Disaster at the Shooting Range: These 5 Guns Should Never Fire a Bullet Again

Disaster at the Shooting Range: These 5 Guns Should Never Fire a Bullet Again

Kyle Mizokami

Security,

If you can even find them.

There is a reason why these were discontinued.

Handheld firearms have existed in one form or another since the 13th century. Despite their long history, there have been relatively few real, genuine clunkers in the world of handguns. The close engagement range of handguns—typically zero to twenty-five feet—means that a handgun operator will often have little or no chance to clear a jammed weapon, and therefore complete, absolute, unqualified reliability is a must. Nevertheless, some handgun clunkers became famous, popular, or both.

Nambu:

The Nambu is one of the worst pistols ever designed. At first glance, Japan’s first semi-automatic pistol design resembles the iconic German Luger P-08—though the comparison stops there.
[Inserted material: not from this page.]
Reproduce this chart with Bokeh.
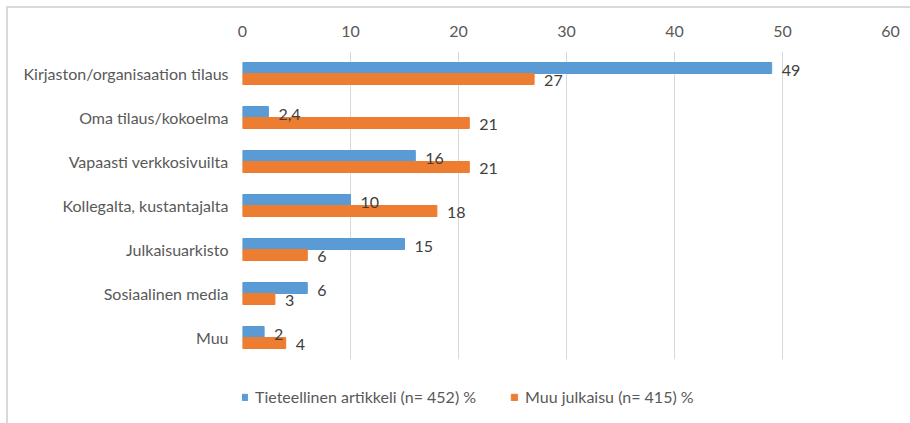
from bokeh.plotting import figure
from bokeh.models import ColumnDataSource, FactorRange, Legend, LegendItem, Range1d
from bokeh.layouts import column
from bokeh.transform import dodge
from bokeh.core.properties import value
from bokeh.embed import file_html
from bokeh.resources import INLINE

categories = ["Kirjaston/organisaation tilaus", "Oma tilaus/kokoelma", "Vapaasti verkkosivuilta",
              "Kollegalta, kustantajalta", "Julkaisuarkisto", "Sosiaalinen media", "Muu"]
tieteellinen = [49, 2.4, 16, 10, 15, 6, 2]
muu_julkaisu = [27, 21, 21, 18, 6, 3, 4]
tieteellinen_labels = ["49", "2,4", "16", "10", "15", "6", "2"]
muu_labels = ["27", "21", "21", "18", "6", "3", "4"]
x_ticks = [0, 10, 20, 30, 40, 50, 60]
series_names = ["Tieteellinen artikkeli (n= 452) %", "Muu julkaisu (n= 415) %"]

FONT = "Lato"
FS = "16px"
BLUE = "#5B9BD5"
ORANGE = "#ED7D31"
TXT = "#595959"

src = ColumnDataSource(dict(cat=categories, a=tieteellinen, b=muu_julkaisu,
                            al=tieteellinen_labels, bl=muu_labels))

p = figure(width=902, height=357, output_backend="svg", toolbar_location=None,
           x_range=(0, 60), y_range=FactorRange(*reversed(categories)),
           x_axis_location="above",
           min_border_left=234, min_border_right=20, min_border_top=43, min_border_bottom=6)
p.outline_line_color = None
p.background_fill_color = "white"

p.hbar(y=dodge("cat", 0.125, range=p.y_range), right="a", left=0, height=0.25,
       color=BLUE, source=src)
p.hbar(y=dodge("cat", -0.125, range=p.y_range), right="b", left=0, height=0.25,
       color=ORANGE, source=src)

p.text(x="a", y=dodge("cat", 0.125, range=p.y_range), text="al", source=src,
       x_offset=10, y_offset=2, text_baseline="middle", text_font=value(FONT),
       text_font_size=FS, text_color="#404040")
p.text(x="b", y=dodge("cat", -0.125, range=p.y_range), text="bl", source=src,
       x_offset=10, y_offset=1, text_baseline="middle", text_font=value(FONT),
       text_font_size=FS, text_color="#404040")

p.xaxis.ticker = x_ticks
p.xaxis.axis_line_color = None
p.xaxis.major_tick_line_color = None
p.xaxis.minor_tick_line_color = None
p.xaxis.major_tick_out = 0
p.xaxis.minor_tick_out = 0
p.xaxis.major_label_text_font = FONT
p.xaxis.major_label_text_font_size = FS
p.xaxis.major_label_text_color = TXT
p.xaxis.major_label_standoff = 15

p.yaxis.axis_line_color = None
p.yaxis.major_tick_line_color = None
p.yaxis.minor_tick_line_color = None
p.yaxis.major_tick_out = 0
p.yaxis.minor_tick_out = 0
p.yaxis.major_label_text_font = FONT
p.yaxis.major_label_text_font_size = FS
p.yaxis.major_label_text_color = TXT
p.yaxis.major_label_standoff = 14

p.xgrid.grid_line_color = "#D9D9D9"
p.ygrid.grid_line_color = None

# legend strip (hidden copies of the two series supply the legend glyphs)
q = figure(width=902, height=58, output_backend="svg", toolbar_location=None,
           x_range=Range1d(0, 60), y_range=FactorRange(*reversed(categories)),
           x_axis_location=None, y_axis_location=None,
           min_border_left=0, min_border_right=0, min_border_top=0, min_border_bottom=0)
q.outline_line_color = None
q.grid.grid_line_color = None
l1 = q.hbar(y="cat", right="a", left=0, height=0.25, color=BLUE, source=src, visible=False)
l2 = q.hbar(y="cat", right="b", left=0, height=0.25, color=ORANGE, source=src, visible=False)

legend = Legend(items=[LegendItem(label=series_names[0], renderers=[l1]),
                       LegendItem(label=series_names[1], renderers=[l2])],
                orientation="horizontal", location=(-2, 17),
                label_text_font=FONT, label_text_font_size=FS, label_text_color=TXT,
                glyph_width=8, glyph_height=8, spacing=34, label_standoff=7,
                inactive_fill_alpha=0,
                border_line_color=None, background_fill_alpha=0, margin=0, padding=0)
q.add_layout(legend)

layout = column(p, q, spacing=0)
layout.styles = {"margin-left": "6px", "margin-top": "6px",
                 "border-left": "2px solid #D9D9D9", "border-top": "2px solid #D9D9D9"}

open("out.html", "w").write(file_html(layout, INLINE))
Designed by Kijiro Nambu at manufactured at Tokyo’s Koishikawa Arsenal, the Nambu was meant to provide Japan’s armed forces with an indigenously designed and produced handgun. Quality was generally good, but the design was horrendous. The double recoil springs and magazine spring made extracting the magazine extremely difficult. A weak striker spring gradually lost power, resulting in light primer strikes and misfires. The gun’s ergonomics were very poor and veered more towards traditional Japanese martial weapons than a comfortable, pointable, handgun. Although popular in the Imperial Japanese Army and Navy, only the latter officially adopted it, with Army officers often purchasing theirs out of pocket.